While answering the question of how well-versed LLMs are in terms of knowledge, the team has discussed two aspects. Firstly, it can be difficult to directly question the knowledge contained within an LLM at first. Even if the knowledge is already incorporated in the model’s parameters, hallucinations could be caused by a lack of knowledge or a malfunctioning generative model. The study suggests using correctness as a metric to roughly gauge the degree of knowledge within an LLM. This involves assessing the model’s ability to answer clear, accurate questions like “Where was basketball player Michael Jordan born?” The LLM is also asked to provide succinct responses and admit uncertainty by using the word ?unsure? when its confidence is low.

Secondly, there is no readily accessible benchmark that accurately reflects the diversity of user interests or the breadth of information in the world. Even the most comprehensive knowledge graphs show gaps in knowledge, particularly when it comes to less well-known facts. The query logs from major LLMs or search engines are not publicly available.

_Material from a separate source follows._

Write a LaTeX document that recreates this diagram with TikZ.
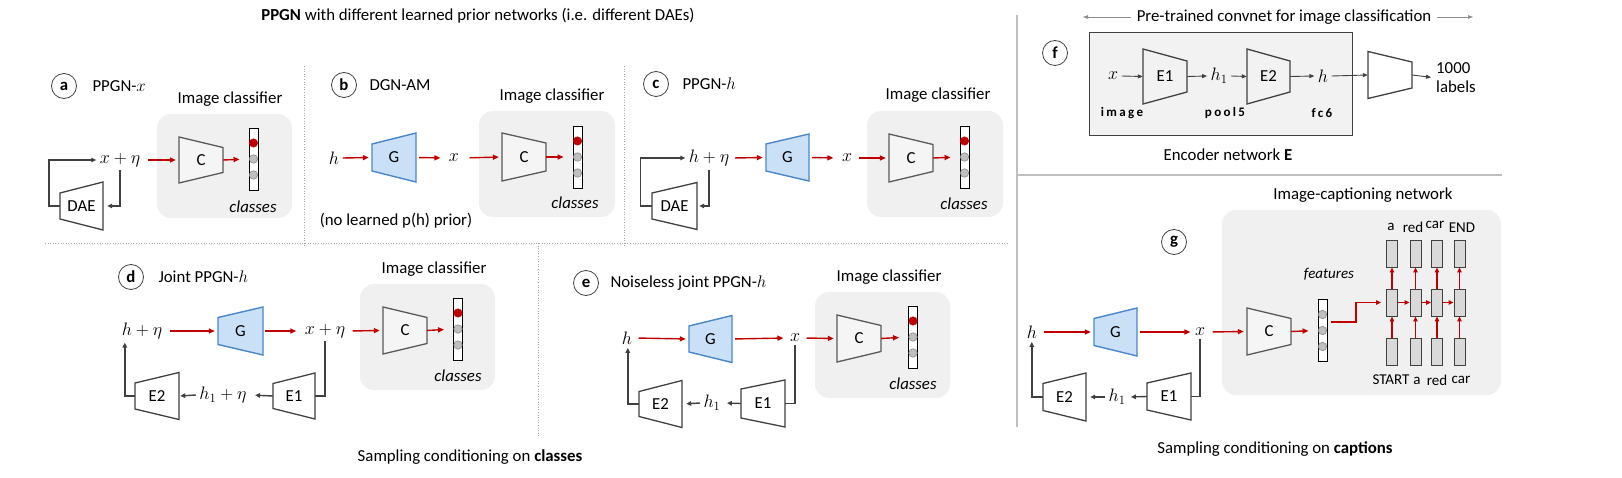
\RequirePackage{fix-cm}
\documentclass[tikz,border=0pt]{standalone}
\usepackage{fontspec}
\setmainfont{Carlito}
\newfontfamily\spaced[LetterSpace=18]{Carlito}
\usetikzlibrary{arrows.meta,calc}
\definecolor{myred}{HTML}{C00000}
\definecolor{dgray}{HTML}{404040}
\definecolor{mgray}{HTML}{595959}
\definecolor{boxgray}{HTML}{F0F0F0}
\definecolor{encgray}{HTML}{F2F2F2}
\definecolor{cfill}{HTML}{F5F5F5}
\definecolor{gfill}{HTML}{C9E0F7}
\definecolor{gdraw}{HTML}{4A86C8}
\definecolor{sepgray}{HTML}{A6A6A6}
\definecolor{solgray}{HTML}{BFBFBF}
\definecolor{dotgray}{HTML}{BFBFBF}
\definecolor{cellgray}{HTML}{D9D9D9}
\definecolor{lgarr}{HTML}{8C8C8C}
\newcommand\fs{\fontsize{16.8}{20}\selectfont}
\newcommand\fsm{\fontsize{15}{18}\selectfont}
\newcommand\trap[8]{%
  \draw[#7] (#2-#4,#3-#5) -- (#2+#4,#3-#6) -- (#2+#4,#3+#6) -- (#2-#4,#3+#5) -- cycle;
  \node[inner sep=0pt, minimum width={2*#4pt}, minimum height={2*#5pt}] (#1) at (#2,#3) {#8};}
\newcommand\clsbar[3]{%
  \node[clsbarbox] (#1) at (#2,#3) {};
  \node[reddot] (#1a) at (#2,#3-16) {};
  \node[graydot] (#1b) at (#2,#3) {};
  \node[graydot] (#1c) at (#2,#3+16) {};}
\newcommand\featbar[3]{%
  \node[clsbarbox] (#1) at (#2,#3) {};
  \node[graydot] (#1a) at (#2,#3-16) {};
  \node[graydot] (#1b) at (#2,#3) {};
  \node[graydot] (#1c) at (#2,#3+16) {};}
\begin{document}
\begin{tikzpicture}[x=1pt,y=-1pt,
  every node/.style={font=\fs},
  mth/.style={font=\fontsize{18}{21}\selectfont},
  tstyle/.style={draw=dgray, line width=1.3pt, fill=white},
  estyle/.style={draw=dgray, line width=1.3pt, fill=encgray},
  cstyle/.style={draw=mgray, line width=1.3pt, fill=cfill},
  gstyle/.style={draw=gdraw, line width=1.4pt, fill=gfill},
  redarr/.style={draw=myred, line width=1.4pt, -{Triangle[length=6pt,width=5pt]}, shorten >=3pt},
  redarrs/.style={draw=myred, line width=1.2pt, -{Triangle[length=5pt,width=4.5pt]}},
  fbarr/.style={draw=dgray, line width=1.4pt, -{Triangle[length=5pt,width=4.5pt]}},
  fbline/.style={draw=dgray, line width=1.4pt},
  farr/.style={draw=dgray, line width=0.9pt, -{Triangle[length=5pt,width=4pt]}},
  grayarr/.style={draw=lgarr, line width=0.8pt, -{Triangle[length=5pt,width=3.5pt]}},
  clsbarbox/.style={draw=black, line width=0.9pt, fill=white, minimum width=9pt, minimum height=62pt, inner sep=0pt},
  reddot/.style={circle, fill=myred, draw=myred, minimum size=8.5pt, inner sep=0pt},
  graydot/.style={circle, fill=dotgray, draw=gray, line width=0.5pt, minimum size=8.5pt, inner sep=0pt},
  panelbox/.style={fill=boxgray, rounded corners=14pt, inner sep=0pt},
  lab/.style={circle, draw=dgray, line width=0.8pt, minimum size=25pt, inner sep=0pt, font=\fs\bfseries},
  cell/.style={draw=dgray, line width=0.9pt, fill=cellgray, minimum width=11pt, minimum height=27pt, inner sep=0pt},
  sep/.style={draw=sepgray, line width=0.8pt, dash pattern=on 1pt off 1.6pt},
  solsep/.style={draw=solgray, line width=1.3pt},
  ital/.style={font=\fs\itshape},
  word/.style={font=\fsm}
]
\useasboundingbox (0,0) rectangle (1622,478);

% ---------- separators ----------
\draw[sep] (304,66) -- (304,246);
\draw[sep] (624,66) -- (624,247);
\draw[sep] (45,243) -- (1008,243);
\draw[sep] (538,243) -- (538,437);
\draw[solsep] (1017,15) -- (1017,427);
\draw[solsep] (1017,175) -- (1502,175);

% ---------- titles ----------
\node (title) at (478,16) {\textbf{PPGN} with different learned prior networks (i.e. different DAEs)};
\node (capcls) at (470,457) {Sampling conditioning on \textbf{classes}};
\node (capcap) at (1275,449) {Sampling conditioning on \textbf{captions}};

% ---------- background boxes ----------
\node[panelbox, minimum width=135pt, minimum height=104pt] (boxa) at (224.5,166) {};
\node[panelbox, minimum width=136pt, minimum height=106pt] (boxb) at (547,164) {};
\node[panelbox, minimum width=136pt, minimum height=106pt] (boxc) at (935,164) {};
\node[panelbox, minimum width=135pt, minimum height=106pt] (boxd) at (427.5,337) {};
\node[panelbox, minimum width=135pt, minimum height=106pt] (boxe) at (882.5,345) {};
\node[panelbox, minimum width=279pt, minimum height=185pt] (boxg) at (1361.5,302.5) {};

% ---------- panel a ----------
\node[lab] (la) at (64,86) {a};
\node[anchor=west] (ta) at (89,86) {PPGN-$x$};
\node (ica) at (230,99) {Image classifier};
\node[mth] (xa) at (120,160) {$x+\eta$};
\trap{Ca}{201}{160}{22}{23}{12.5}{cstyle}{C}
\clsbar{bara}{253.5}{159}
\node[ital] (cla) at (253,207) {classes};
\trap{DAEa}{81.5}{206}{21.5}{13}{24}{tstyle}{DAE}
\draw[redarr, shorten <=4pt] (xa.east) -- (Ca.west);
\draw[redarr, shorten >=9pt] (Ca.east) -- (bara.west);
\draw[fbarr] (DAEa.west) -- ++(-11,0) |- (xa.west);
\draw[fbarr, shorten >=4pt] (xa.south) |- (DAEa.east);

% ---------- panel b ----------
\node[lab] (lb) at (344,85) {b};
\node[anchor=west] (tb) at (366,85) {DGN-AM};
\node (icb) at (552,96) {Image classifier};
\node[mth] (hb) at (334,158) {$h$};
\trap{Gb}{394}{157.5}{22}{13.5}{24.5}{gstyle}{G}
\node[mth] (xb) at (454,158) {$x$};
\trap{Cb}{524}{157}{22}{24}{14}{cstyle}{C}
\clsbar{barb}{577.5}{157}
\node[ital] (clb) at (575,203) {classes};
\node (nlp) at (396,221) {(no learned p(h) prior)};
\draw[redarr] (hb.east) -- (Gb.west);
\draw[redarr, shorten <=3pt, shorten >=5pt] (Gb.east) -- (xb.west);
\draw[redarr, shorten <=7pt] (xb.east) -- (Cb.west);
\draw[redarr, shorten >=9pt] (Cb.east) -- (barb.west);

% ---------- panel c ----------
\node[lab] (lc) at (656,84) {c};
\node[anchor=west] (tc) at (679,84) {PPGN-$h$};
\node (icc) at (938,95) {Image classifier};
\node[mth] (hc) at (709,158) {$h+\eta$};
\trap{Gc}{787.5}{157.5}{21.5}{13.5}{23.5}{gstyle}{G}
\node[mth] (xc) at (847,158) {$x$};
\trap{Cc}{911}{158}{22}{24}{13.5}{cstyle}{C}
\clsbar{barc}{964.5}{157}
\node[ital] (clc) at (964,204) {classes};
\trap{DAEc}{674.5}{206}{22.5}{13}{23.5}{tstyle}{DAE}
\draw[redarr, shorten <=2pt] (hc.east) -- (Gc.west);
\draw[redarr, shorten <=3pt, shorten >=5pt] (Gc.east) -- (xc.west);
\draw[redarr, shorten <=3pt] (xc.east) -- (Cc.west);
\draw[redarr, shorten >=9pt] (Cc.east) -- (barc.west);
\draw[fbarr] (DAEc.west) -- ++(-11.5,0) |- (hc.west);
\draw[fbarr, shorten >=2pt] (hc.south) |- (DAEc.east);

% ---------- panel d ----------
\node[lab] (ld) at (131,277) {d};
\node[anchor=west] (td) at (155,277) {Joint PPGN-$h$};
\node (icd) at (434,269) {Image classifier};
\node[mth] (hd) at (142,331) {$h+\eta$};
\trap{Gd}{240.5}{331}{22.5}{13.5}{24}{gstyle}{G}
\node[mth] (xd) at (325,331) {$x+\eta$};
\trap{Cd}{405}{330.5}{22}{23.5}{13}{cstyle}{C}
\clsbar{bard}{458}{329}
\node[ital] (cld) at (458,376) {classes};
\trap{E1d}{294}{396}{21}{12.5}{23}{tstyle}{E1}
\node[mth] (h1d) at (223,395) {$h_1+\eta$};
\trap{E2d}{157}{396}{22}{13}{23.5}{tstyle}{E2}
\draw[redarr, shorten <=4pt] (hd.east) -- (Gd.west);
\draw[redarr, shorten <=2pt, shorten >=5pt] (Gd.east) -- (xd.west);
\draw[redarr, shorten <=4pt] (xd.east) -- (Cd.west);
\draw[redarr, shorten >=9pt] (Cd.east) -- (bard.west);
\draw[fbline] (xd.south) |- (E1d.east);
\draw[fbarr, shorten >=5pt] (E1d.west) -- (h1d.east);
\draw[fbarr, shorten >=1pt] (h1d.west) -- (E2d.east);
\draw[fbarr] (E2d.west) -- ++(-10,0) coordinate (d1) -- (d1 |- hd.south);

% ---------- panel e ----------
\node[lab] (le) at (586,283) {e};
\node[anchor=west] (te) at (607,283) {Noiseless joint PPGN-$h$};
\node (ice) at (889,277) {Image classifier};
\node[mth] (he) at (627,338) {$h$};
\trap{Ge}{710.5}{339}{21.5}{13}{23.5}{gstyle}{G}
\node[mth] (xe) at (795,338) {$x$};
\trap{Ce}{859}{338.5}{22}{23.5}{13}{cstyle}{C}
\clsbar{bare}{913}{337}
\node[ital] (cle) at (913,384) {classes};
\trap{E1e}{763}{403.5}{22}{14.5}{23.5}{tstyle}{E1}
\node[mth] (h1e) at (712,403) {$h_1$};
\trap{E2e}{660.5}{404}{21.5}{12.5}{23.5}{tstyle}{E2}
\draw[redarr, shorten <=3pt] (he.east) -- (Ge.west);
\draw[redarr, shorten <=3pt] (Ge.east) -- (xe.west);
\draw[redarr, shorten <=3pt] (xe.east) -- (Ce.west);
\draw[redarr, shorten >=9pt] (Ce.east) -- (bare.west);
\draw[fbline] (xe.south) |- (E1e.east);
\draw[fbarr, shorten >=3pt] (E1e.west) -- (h1e.east);
\draw[fbarr, shorten >=4pt] (h1e.west) -- (E2e.east);
\draw[fbarr] (E2e.west) -- ++(-11,0) coordinate (e1) -- (e1 |- he.south);

% ---------- panel f ----------
\node (pt) at (1284,17) {Pre-trained convnet for image classification};
\coordinate (ptl) at (1083,17);
\coordinate (ptr) at (1473,17);
\draw[grayarr] ([xshift=-2pt]pt.west) -- (ptl);
\draw[grayarr] ([xshift=2pt]pt.east) -- (ptr);
\node[lab] (lf) at (1055,53) {f};
\node[draw=dgray, fill=encgray, line width=1pt, minimum width=263pt, minimum height=103pt, inner sep=0pt] (encbox) at (1220.5,84.5) {};
\node[mth] (xf) at (1113,76) {$x$};
\trap{E1f}{1165}{76.5}{22}{27.5}{15.5}{estyle}{E1}
\node[mth] (h1f) at (1219,76) {$h_1$};
\trap{E2f}{1268.5}{76.5}{21.5}{27.5}{15.5}{estyle}{E2}
\node[mth] (hf) at (1323,76) {$h$};
\trap{Tf}{1390}{75}{22}{23.5}{13}{tstyle}{}
\node[anchor=west, align=left, inner sep=0pt, font=\fs\linespread{0.95}\selectfont] (lbl) at (1436,78) {1000\\labels};
\node[font=\fontsize{13}{15}\selectfont\spaced\bfseries] (nimg) at (1122,113) {image};
\node[font=\fontsize{13}{15}\selectfont\spaced\bfseries] (npool) at (1225,113) {pool5};
\node[font=\fontsize{13}{15}\selectfont\spaced\bfseries] (nfc) at (1322,113) {fc6};
\node (encname) at (1228,155) {Encoder network \textbf{E}};
\draw[farr] (xf.east) -- (E1f.west);
\draw[farr] (E1f.east) -- (h1f.west);
\draw[farr] (h1f.east) -- (E2f.west);
\draw[farr] (E2f.east) -- (hf.west);
\draw[farr] (hf.east) -- (Tf.west);
\draw[farr, shorten >=5pt] (Tf.east) -- (lbl.west);

% ---------- panel g ----------
\node[lab] (lg) at (1174,242) {g};
\node (icg) at (1363,195) {Image-captioning network};
\node[mth] (hg) at (1032,332) {$h$};
\trap{Gg}{1115.5}{332}{21.5}{13.5}{24}{gstyle}{G}
\node[mth] (xg) at (1200,332) {$x$};
\trap{Cg}{1269}{331.5}{22}{23.5}{13}{cstyle}{C}
\featbar{fbar}{1322.5}{330.5}
\node[font=\fsm\itshape] (feat) at (1329,274) {features};
\trap{E1g}{1169}{396.5}{22}{13.5}{23.5}{tstyle}{E1}
\node[mth] (h1g) at (1117,397) {$h_1$};
\trap{E2g}{1064.5}{397}{21.5}{13.5}{24}{tstyle}{E2}
\draw[redarr, shorten <=3pt] (hg.east) -- (Gg.west);
\draw[redarr, shorten <=3pt, shorten >=1pt] (Gg.east) -- (xg.west);
\draw[redarr, shorten <=4pt] (xg.east) -- (Cg.west);
\draw[redarr, shorten >=9pt] (Cg.east) -- (fbar.west);
\draw[fbline] (xg.south) |- (E1g.east);
\draw[fbarr, shorten >=2pt] (E1g.west) -- (h1g.east);
\draw[fbarr, shorten >=4pt] (h1g.west) -- (E2g.east);
\draw[fbarr] (E2g.west) -- ++(-11,0) coordinate (g1) -- (g1 |- hg.south);

% RNN cells
\foreach \k/\cx in {1/1392,2/1415.5,3/1437,4/1459.5}{
  \node[cell] (r1c\k) at (\cx,253.5) {};
  \node[cell] (r2c\k) at (\cx,302.5) {};
  \node[cell] (r3c\k) at (\cx,351.5) {};
  \draw[redarrs] (r3c\k.north) -- (r2c\k.south);
  \draw[redarrs] (r2c\k.north) -- (r1c\k.south);
}
\draw[redarrs] (r2c1.east) -- (r2c2.west);
\draw[redarrs] (r2c2.east) -- (r2c3.west);
\draw[redarrs] (r2c3.east) -- (r2c4.west);
\coordinate (fs) at (1331,322);
\draw[redarrs, shorten >=5pt] (fs) -- ++(25,0) |- (r2c1.west);
\node[word] (wt1) at (1391,227) {a};
\node[word] (wt2) at (1413,227) {red};
\node[word] (wt3) at (1435,225) {car};
\node[word] (wt4) at (1462,228) {END};
\node[word] (wb1) at (1391,380) {START};
\node[word] (wb2) at (1417,381) {a};
\node[word] (wb3) at (1437,380) {red};
\node[word] (wb4) at (1461,380) {car};
\end{tikzpicture}
\end{document}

To address all the limitations, the team has introduced a benchmark they have created called “Head-to-Tail.” This benchmark consists of a collection of 18,000 question-answer (QA) pairs that have been divided into head, torso, and tail facts based on the popularity of their respective subjects. Different public familiarity levels are reflected in these categories. The team has created an automated evaluation method and a set of measures that closely reflect the breadth of knowledge that an LLM has competently assimilated in order to evaluate the knowledge maintained by LLMs.

The research’s core is the evaluation of 14 LLMs that are available to the general public. The results showed that existing LLMs still need to improve significantly in terms of perfecting their comprehension of factual data. This is especially true for information that falls within the torso-to-tail area and concerns less well-known organizations.

In conclusion, this research examines the factual knowledge of LLMs using a recently proposed benchmark and cutting-edge evaluation techniques. The work makes a substantial contribution to the continuing discussion regarding the dependability and prospective advancements of big language models in incorporating factual information by addressing significant research problems and outlining specific findings.


n